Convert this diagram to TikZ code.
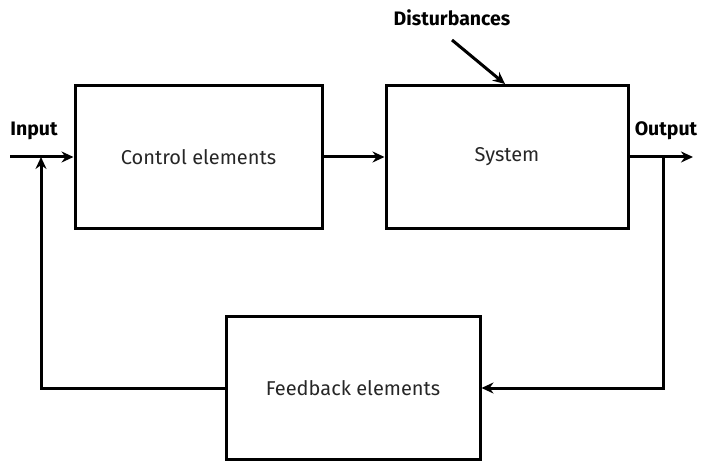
\documentclass[tikz,border=0pt]{standalone}
\usepackage{fontspec}
\setmainfont{Fira Sans}
\usetikzlibrary{arrows.meta}
\begin{document}
\begin{tikzpicture}[x=1pt,y=1pt,
  blk/.style={draw,line width=3pt,minimum width=#1,minimum height=143pt,inner sep=0pt,font=\fontsize{20}{24}\selectfont\color{black!85}},
  lbl/.style={font=\fontsize{19.5}{24}\selectfont\bfseries},
  con/.style={line width=3pt,-{Stealth[length=12pt,width=11pt]}}]
\useasboundingbox (0,0) rectangle (706,461);
\node[blk=247pt] (ctrl) at (198.5,304) {Control elements};
\node[blk=242pt] (sys) at (507,304) {System};
\node[blk=254pt] (fb) at (353,73) {Feedback elements};
\coordinate (in) at (10,304);
\coordinate (out) at (693,304);
\coordinate (br) at (663,304);
\coordinate (bl) at (41,304);
\coordinate (dstart) at (452,421);
\node[lbl] (inl) at (34,330) {Input};
\node[lbl] (outl) at (666,330) {Output};
\node[lbl] (dl) at (452,443) {Disturbances};
\draw[con] (in) -- (ctrl.west);
\draw[con] (ctrl.east) -- (sys.west);
\draw[con] (sys.east) -- (out);
\draw[con] (br) |- (fb.east);
\draw[con] (fb.west) -| (bl);
\draw[con] (dstart) -- ([xshift=-2pt]sys.north);
\end{tikzpicture}
\end{document}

━━━━━━━━━━━━━━━━━━━━

REQUIREMENT: Copy out all the data exactly; skip the pictures.

WRITTEN REPLY:
Convert this diagram to TikZ code.
\documentclass[tikz,border=0pt]{standalone}
\usepackage{fontspec}
\setmainfont{Fira Sans}
\usetikzlibrary{arrows.meta}
\begin{document}
\begin{tikzpicture}[x=1pt,y=1pt,
  blk/.style={draw,line width=3pt,minimum width=#1,minimum height=143pt,inner sep=0pt,font=\fontsize{20}{24}\selectfont\color{black!85}},
  lbl/.style={font=\fontsize{19.5}{24}\selectfont\bfseries},
  con/.style={line width=3pt,-{Stealth[length=12pt,width=11pt]}}]
\useasboundingbox (0,0) rectangle (706,461);
\node[blk=247pt] (ctrl) at (198.5,304) {Control elements};
\node[blk=242pt] (sys) at (507,304) {System};
\node[blk=254pt] (fb) at (353,73) {Feedback elements};
\coordinate (in) at (10,304);
\coordinate (out) at (693,304);
\coordinate (br) at (663,304);
\coordinate (bl) at (41,304);
\coordinate (dstart) at (452,421);
\node[lbl] (inl) at (34,330) {Input};
\node[lbl] (outl) at (666,330) {Output};
\node[lbl] (dl) at (452,443) {Disturbances};
\draw[con] (in) -- (ctrl.west);
\draw[con] (ctrl.east) -- (sys.west);
\draw[con] (sys.east) -- (out);
\draw[con] (br) |- (fb.east);
\draw[con] (fb.west) -| (bl);
\draw[con] (dstart) -- ([xshift=-2pt]sys.north);
\end{tikzpicture}
\end{document}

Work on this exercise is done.